Senator Smith’s final report, issued May 28, 1912, stated, “No general discussion took place among the [Titanic’s] officers; no conference was called to consider these warnings; no heed was given to them. The speed was not relaxed, the lookout was not increased, the only vigilance displayed by the officer of the watch was by instructions to the lookouts to keep ‘a sharp lookout for ice.’” It was, in other words, an avoidable tragedy.
The maritime testimony also suggests that the unsinkable steamer was easily sunk. The iceberg was like a knife’s edge drawn along the palm of one’s hand; the steel plates of the ship’s bilge hardly offered resistance. What’s more, Senator Smith’s investigation concluded, “The supposedly water-tight compartments were NOT water-tight, and the sinking of the vessel followed.” In fact, water was free to pass right over one of the lower decks and inundate other, higher decks.
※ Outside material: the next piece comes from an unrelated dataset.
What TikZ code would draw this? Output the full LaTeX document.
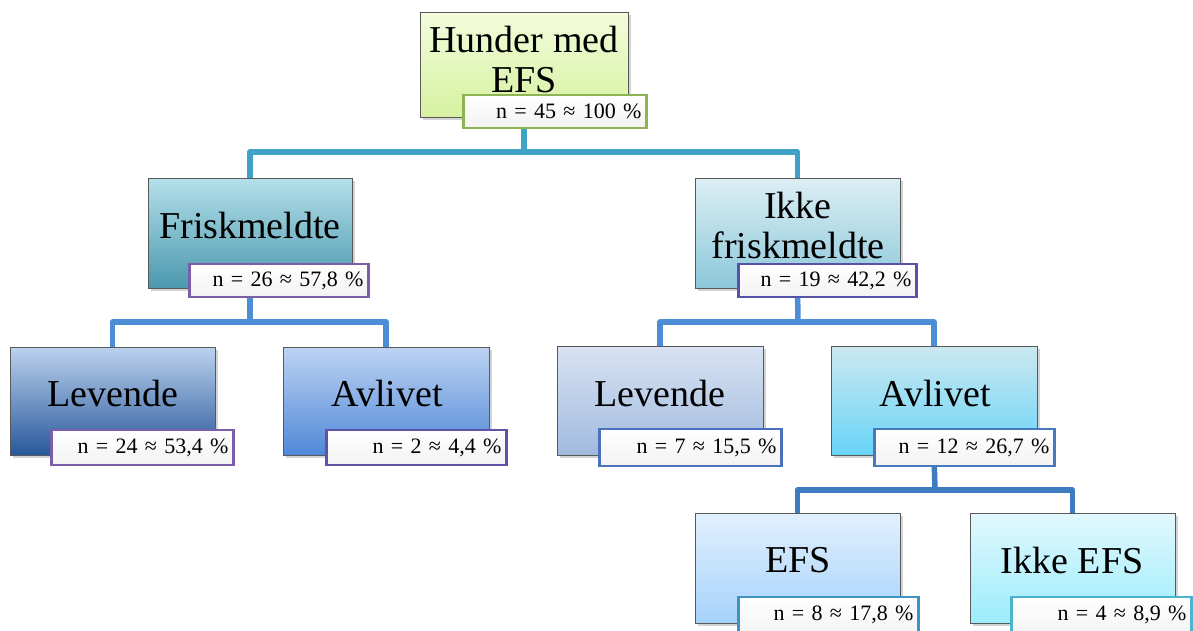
\documentclass[tikz,border=0pt]{standalone}
\usepackage{fontspec}
\setmainfont{Liberation Serif}
\usetikzlibrary{shadows,backgrounds}
\definecolor{cRoot1}{HTML}{F3FCDC}\definecolor{cRoot2}{HTML}{D6F2A0}
\definecolor{cFr1}{HTML}{B4E0EA}\definecolor{cFrM}{HTML}{92CDDC}\definecolor{cFr2}{HTML}{4B98AE}
\definecolor{cIk1}{HTML}{DCEEF4}\definecolor{cIk2}{HTML}{8CC8DA}
\definecolor{cLa1}{HTML}{BCD2EE}\definecolor{cLaM}{HTML}{5E93D8}\definecolor{cLa2}{HTML}{27589A}
\definecolor{cAa1}{HTML}{BDD3F2}\definecolor{cAa2}{HTML}{5088D8}
\definecolor{cLb1}{HTML}{D8E3F2}\definecolor{cLb2}{HTML}{A0BADF}
\definecolor{cAb1}{HTML}{CCE8F0}\definecolor{cAbM}{HTML}{8ED2E8}\definecolor{cAb2}{HTML}{68D4F8}
\definecolor{cE1}{HTML}{E2F0FD}\definecolor{cE2}{HTML}{A6D2FB}
\definecolor{cIE1}{HTML}{E2F8FD}\definecolor{cIE2}{HTML}{9CEDFC}
\definecolor{bGreen}{HTML}{8DB354}
\definecolor{bPurple}{HTML}{7B5EAA}
\definecolor{bIndigo}{HTML}{5552A8}
\definecolor{bBlue}{HTML}{4A72BC}
\definecolor{bTeal}{HTML}{3F92C4}
\definecolor{bCyan}{HTML}{4CB3CF}
\definecolor{conA}{HTML}{40A2C6}
\definecolor{conB}{HTML}{4B8ED6}
\definecolor{conC}{HTML}{3E7CC2}
\begin{document}
\begin{tikzpicture}[x=1pt,y=-1pt,
  box/.style={draw=black!65, line width=0.6pt, inner sep=0pt,
    drop shadow={shadow xshift=2.5pt,shadow yshift=-3pt,opacity=0.35}},
  lbl/.style={draw=#1, line width=2.6pt, minimum height=33pt, inner xsep=5pt, inner ysep=0pt,
    top color=white, bottom color=black!5, align=right,
    font=\fontsize{22}{24}\selectfont},
  big/.style={font=\fontsize{38}{40}\selectfont, align=center, inner sep=0pt},
  conn/.style={line width=5.5pt, draw=#1, line join=round, line cap=butt}
]
\clip (0,0) rectangle (1193,630);
% boxes
\node[box, minimum width=208pt, minimum height=105pt, top color=cRoot1, bottom color=cRoot2] (root) at (524,64.5) {};
\node[box, minimum width=204pt, minimum height=110pt, top color=cFr1, middle color=cFrM, bottom color=cFr2] (fr) at (250,233) {};
\node[box, minimum width=205pt, minimum height=110pt, top color=cIk1, bottom color=cIk2] (ik) at (797.5,233) {};
\node[box, minimum width=205pt, minimum height=108pt, top color=cLa1, middle color=cLaM, bottom color=cLa2] (la) at (112.5,401) {};
\node[box, minimum width=206pt, minimum height=108pt, top color=cAa1, bottom color=cAa2] (aa) at (386,401) {};
\node[box, minimum width=206pt, minimum height=109pt, top color=cLb1, bottom color=cLb2] (lb) at (660,400.5) {};
\node[box, minimum width=206pt, minimum height=109pt, top color=cAb1, middle color=cAbM, bottom color=cAb2] (ab) at (934,400.5) {};
\node[box, minimum width=205pt, minimum height=110pt, top color=cE1, bottom color=cE2] (efs) at (797.5,568) {};
\node[box, minimum width=205pt, minimum height=110pt, top color=cIE1, bottom color=cIE2] (iefs) at (1072.5,568) {};
% main texts
\node[big] (rootT) at (524,59) {Hunder med\\EFS};
\node[big] (frT) at (250,225) {Friskmeldte};
\node[big] (ikT) at (798,225) {Ikke\\friskmeldte};
\node[big] (laT) at (113,393) {Levende};
\node[big] (aaT) at (387,393) {Avlivet};
\node[big] (lbT) at (660,393) {Levende};
\node[big] (abT) at (935,393) {Avlivet};
\node[big] (efsT) at (798,560) {EFS};
\node[big] (iefsT) at (1072,560) {Ikke EFS};
% count labels
\node[lbl=bGreen, text width=173pt] (rootL) at (555,111.5) {n = 45 ≈ 100 \%};
\node[lbl=bPurple, text width=169pt] (frL) at (279,280.5) {n = 26 ≈ 57,8 \%};
\node[lbl=bIndigo, text width=168pt] (ikL) at (827.5,280.5) {n = 19 ≈ 42,2 \%};
\node[lbl=bPurple, text width=172pt, minimum height=35pt] (laL) at (142.5,447.5) {n = 24 ≈ 53,4 \%};
\node[lbl=bIndigo!80!bPurple, text width=170pt, minimum height=35pt] (aaL) at (416.5,447.5) {n = 2 ≈ 4,4 \%};
\node[lbl=bBlue, text width=172pt, minimum height=37pt] (lbL) at (690.5,447.5) {n = 7 ≈ 15,5 \%};
\node[lbl=bBlue!80!bTeal, text width=170pt, minimum height=37pt] (abL) at (964.5,447.5) {n = 12 ≈ 26,7 \%};
\node[lbl=bTeal, text width=170pt, minimum height=40pt, text depth=8pt] (efsL) at (828.5,617) {n = 8 ≈ 17,8 \%};
\node[lbl=bCyan, text width=170pt, minimum height=40pt, text depth=8pt] (iefsL) at (1101.5,617) {n = 4 ≈ 8,9 \%};
% connectors
\coordinate (j1) at (524,152);
\coordinate (j2) at (250,322);
\coordinate (j3) at (798,322);
\coordinate (j4) at (935,490);
\begin{scope}[on background layer]
\draw[conn=conA] (root.south) -- (j1);
\draw[conn=conA] (fr.north) |- (j1) -| (ik.north);
\draw[conn=conB] (fr.south) -- (j2);
\draw[conn=conB] (la.north) |- (j2) -| (aa.north);
\draw[conn=conB] (ik.south) -- (j3);
\draw[conn=conB] (lb.north) |- (j3) -| (ab.north);
\draw[conn=conC] (ab.south) -- (j4);
\draw[conn=conC] (efs.north) |- (j4) -| (iefs.north);
\end{scope}
\end{tikzpicture}
\end{document}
Perhaps the most dramatic testimony concerned the soulless cowardice of Captain Stanley Lord of the Californian, a ship owned by the Titanic’s parent, the International Mercantile Marine Co. The officers and crew of the Californian saw distress rockets being fired off the Titanic and “failed to respond to them in accordance with the dictates of humanity, international usage, and the requirements of law.” Captain Lord dismissed the rockets as fireworks, set off for the pleasure of passengers aboard an unidentified steamer. He dallied indifferently for four or five hours while his officers and crew debated whether these were distress signals, before deciding to rouse his wireless operator to see if there was anything the matter, “as a ship had been firing rockets during the night.” Only then was it disclosed to the idle Californian that the Titanic had already sunk. There is no question that Captain Lord could “have had the proud distinction of rescuing the lives of the passengers and crew of the Titanic,” Senator Smith reported.
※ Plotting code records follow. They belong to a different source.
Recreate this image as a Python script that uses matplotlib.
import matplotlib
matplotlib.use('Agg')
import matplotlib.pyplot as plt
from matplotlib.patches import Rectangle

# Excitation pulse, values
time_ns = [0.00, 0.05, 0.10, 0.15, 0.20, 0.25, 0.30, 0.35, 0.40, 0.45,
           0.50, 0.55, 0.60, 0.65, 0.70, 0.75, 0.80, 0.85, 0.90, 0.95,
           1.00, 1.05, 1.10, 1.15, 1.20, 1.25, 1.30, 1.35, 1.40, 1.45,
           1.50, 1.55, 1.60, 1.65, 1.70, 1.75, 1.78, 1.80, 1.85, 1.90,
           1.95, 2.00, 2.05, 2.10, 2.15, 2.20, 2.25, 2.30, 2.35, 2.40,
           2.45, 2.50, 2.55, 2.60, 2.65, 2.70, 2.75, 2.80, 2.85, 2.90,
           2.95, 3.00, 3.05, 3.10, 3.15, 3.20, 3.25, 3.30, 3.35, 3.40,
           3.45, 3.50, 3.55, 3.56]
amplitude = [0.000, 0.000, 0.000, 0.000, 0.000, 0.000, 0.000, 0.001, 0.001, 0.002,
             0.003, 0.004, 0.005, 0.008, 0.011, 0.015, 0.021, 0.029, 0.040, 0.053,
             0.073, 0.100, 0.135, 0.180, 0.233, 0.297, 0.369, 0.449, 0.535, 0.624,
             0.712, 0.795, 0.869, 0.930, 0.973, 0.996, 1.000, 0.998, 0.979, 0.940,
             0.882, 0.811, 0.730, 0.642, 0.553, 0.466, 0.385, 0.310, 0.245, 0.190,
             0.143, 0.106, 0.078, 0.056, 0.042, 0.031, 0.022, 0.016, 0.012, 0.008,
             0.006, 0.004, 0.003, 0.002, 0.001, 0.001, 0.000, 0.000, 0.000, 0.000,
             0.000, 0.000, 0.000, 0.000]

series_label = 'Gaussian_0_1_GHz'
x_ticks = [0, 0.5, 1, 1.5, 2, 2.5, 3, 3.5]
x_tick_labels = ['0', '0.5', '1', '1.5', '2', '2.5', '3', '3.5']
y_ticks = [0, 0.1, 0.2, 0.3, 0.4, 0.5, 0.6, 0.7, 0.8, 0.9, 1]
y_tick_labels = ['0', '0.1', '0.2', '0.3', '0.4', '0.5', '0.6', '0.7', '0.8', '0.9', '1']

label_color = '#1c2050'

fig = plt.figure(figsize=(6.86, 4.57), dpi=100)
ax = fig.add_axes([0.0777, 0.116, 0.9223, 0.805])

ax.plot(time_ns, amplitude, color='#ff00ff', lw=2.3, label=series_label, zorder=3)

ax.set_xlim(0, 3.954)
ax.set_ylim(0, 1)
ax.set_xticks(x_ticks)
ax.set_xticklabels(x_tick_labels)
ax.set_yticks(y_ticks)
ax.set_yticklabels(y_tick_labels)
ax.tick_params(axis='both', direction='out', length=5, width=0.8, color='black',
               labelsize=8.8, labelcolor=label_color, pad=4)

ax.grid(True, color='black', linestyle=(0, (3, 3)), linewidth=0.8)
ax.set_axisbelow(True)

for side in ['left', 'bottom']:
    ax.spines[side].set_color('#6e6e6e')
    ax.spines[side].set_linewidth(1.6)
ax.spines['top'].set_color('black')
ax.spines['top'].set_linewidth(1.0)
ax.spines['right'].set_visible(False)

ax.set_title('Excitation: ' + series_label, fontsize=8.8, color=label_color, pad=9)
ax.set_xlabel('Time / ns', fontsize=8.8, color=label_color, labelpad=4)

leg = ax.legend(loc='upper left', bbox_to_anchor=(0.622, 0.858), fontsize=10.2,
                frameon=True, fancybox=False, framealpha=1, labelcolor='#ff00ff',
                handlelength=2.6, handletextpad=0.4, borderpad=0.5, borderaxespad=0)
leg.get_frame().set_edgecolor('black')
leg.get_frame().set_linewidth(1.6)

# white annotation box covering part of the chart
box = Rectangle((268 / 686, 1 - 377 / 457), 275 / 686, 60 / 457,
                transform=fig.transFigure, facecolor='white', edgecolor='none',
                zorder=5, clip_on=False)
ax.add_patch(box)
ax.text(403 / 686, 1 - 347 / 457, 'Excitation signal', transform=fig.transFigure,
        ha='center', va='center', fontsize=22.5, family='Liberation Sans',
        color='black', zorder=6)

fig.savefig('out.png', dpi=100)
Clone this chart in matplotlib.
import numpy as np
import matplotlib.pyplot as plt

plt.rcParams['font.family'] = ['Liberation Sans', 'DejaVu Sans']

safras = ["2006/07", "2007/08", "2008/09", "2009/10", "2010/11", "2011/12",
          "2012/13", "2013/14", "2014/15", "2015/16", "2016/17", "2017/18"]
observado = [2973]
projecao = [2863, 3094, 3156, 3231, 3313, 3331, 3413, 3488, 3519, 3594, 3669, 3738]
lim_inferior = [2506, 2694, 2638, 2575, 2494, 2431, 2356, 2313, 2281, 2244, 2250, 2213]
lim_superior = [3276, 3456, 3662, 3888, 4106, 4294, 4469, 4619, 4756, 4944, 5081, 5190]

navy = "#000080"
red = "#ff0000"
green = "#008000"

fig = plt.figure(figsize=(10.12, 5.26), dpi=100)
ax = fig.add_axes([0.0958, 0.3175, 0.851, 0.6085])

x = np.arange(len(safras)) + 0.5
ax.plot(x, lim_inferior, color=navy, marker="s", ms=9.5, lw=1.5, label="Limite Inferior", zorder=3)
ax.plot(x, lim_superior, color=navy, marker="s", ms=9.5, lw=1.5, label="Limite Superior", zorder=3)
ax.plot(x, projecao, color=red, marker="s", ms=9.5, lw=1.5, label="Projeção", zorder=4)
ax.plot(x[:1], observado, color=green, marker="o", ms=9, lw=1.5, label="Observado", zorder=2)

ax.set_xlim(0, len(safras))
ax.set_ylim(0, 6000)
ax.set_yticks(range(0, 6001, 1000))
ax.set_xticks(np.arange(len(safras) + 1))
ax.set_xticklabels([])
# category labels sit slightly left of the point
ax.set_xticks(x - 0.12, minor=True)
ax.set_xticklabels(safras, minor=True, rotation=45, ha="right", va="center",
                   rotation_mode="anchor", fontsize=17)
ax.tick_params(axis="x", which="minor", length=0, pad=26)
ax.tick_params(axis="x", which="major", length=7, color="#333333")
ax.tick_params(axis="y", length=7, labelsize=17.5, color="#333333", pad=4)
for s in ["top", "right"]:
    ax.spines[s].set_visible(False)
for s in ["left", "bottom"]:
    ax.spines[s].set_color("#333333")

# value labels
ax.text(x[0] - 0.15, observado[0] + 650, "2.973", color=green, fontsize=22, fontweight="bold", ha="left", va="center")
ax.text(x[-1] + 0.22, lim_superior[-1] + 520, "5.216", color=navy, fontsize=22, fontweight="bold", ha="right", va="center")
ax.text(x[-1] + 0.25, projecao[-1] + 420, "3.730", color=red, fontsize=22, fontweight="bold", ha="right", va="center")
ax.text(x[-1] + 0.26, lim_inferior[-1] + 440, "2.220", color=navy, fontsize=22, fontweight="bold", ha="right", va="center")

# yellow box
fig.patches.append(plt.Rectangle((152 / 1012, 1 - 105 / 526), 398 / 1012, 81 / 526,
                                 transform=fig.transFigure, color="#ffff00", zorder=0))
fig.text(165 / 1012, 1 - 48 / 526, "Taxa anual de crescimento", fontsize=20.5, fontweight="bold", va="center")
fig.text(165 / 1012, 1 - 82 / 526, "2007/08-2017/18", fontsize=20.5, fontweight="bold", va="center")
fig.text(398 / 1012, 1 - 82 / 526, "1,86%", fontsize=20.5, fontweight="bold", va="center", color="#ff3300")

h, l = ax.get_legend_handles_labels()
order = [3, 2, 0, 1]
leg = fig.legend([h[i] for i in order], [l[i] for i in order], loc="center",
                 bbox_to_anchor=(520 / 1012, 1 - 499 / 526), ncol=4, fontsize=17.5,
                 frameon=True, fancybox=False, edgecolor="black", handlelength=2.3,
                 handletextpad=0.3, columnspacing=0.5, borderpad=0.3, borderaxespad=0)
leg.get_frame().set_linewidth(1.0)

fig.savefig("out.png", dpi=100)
Such was the enormity of the news that reached the public through 17 days of the hearings. The sinking of the Titanic was, of course, more than a horrifying story. It marked the end of the Gilded Age, though some of the class distinctions lingered.
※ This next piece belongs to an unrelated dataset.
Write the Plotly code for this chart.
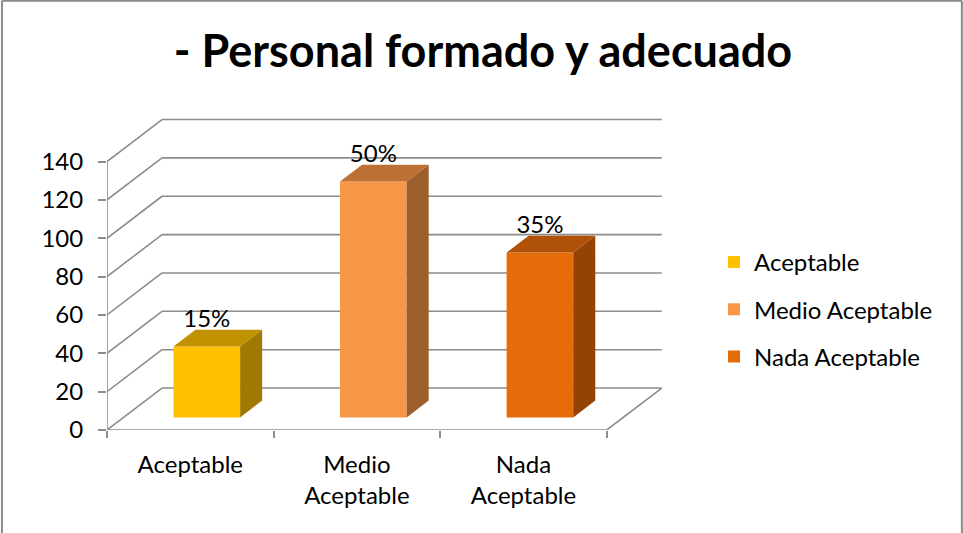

Sixty percent of first class passengers survived (their cabins were closer to the deck); barely 25 percent of the steerage passengers and crew made it out alive. The prerogatives of the aristocracy were intact, even aboard the lifeboats. Andrew Cun ning ham, a 38-year-old stateroom steward from Southampton, England, told the committee that after helping passengers into lifeboats on both port and starboard sides, he threw himself overboard and swam in the darkness as far from the sinking ship as possible. After what seemed to him half an hour or 45 minutes in the freezing water, he heard a lifeboat paddling nearby. Those aboard did not row toward him; he had to swim toward them. After he managed to clamber aboard, he encountered one of his passengers, Mrs. Cummings, who promptly put him back to work — “to find out who was in the boat.”
For those who find the more popular version of the disaster wanting, these official transcripts speak with an undiluted urgency.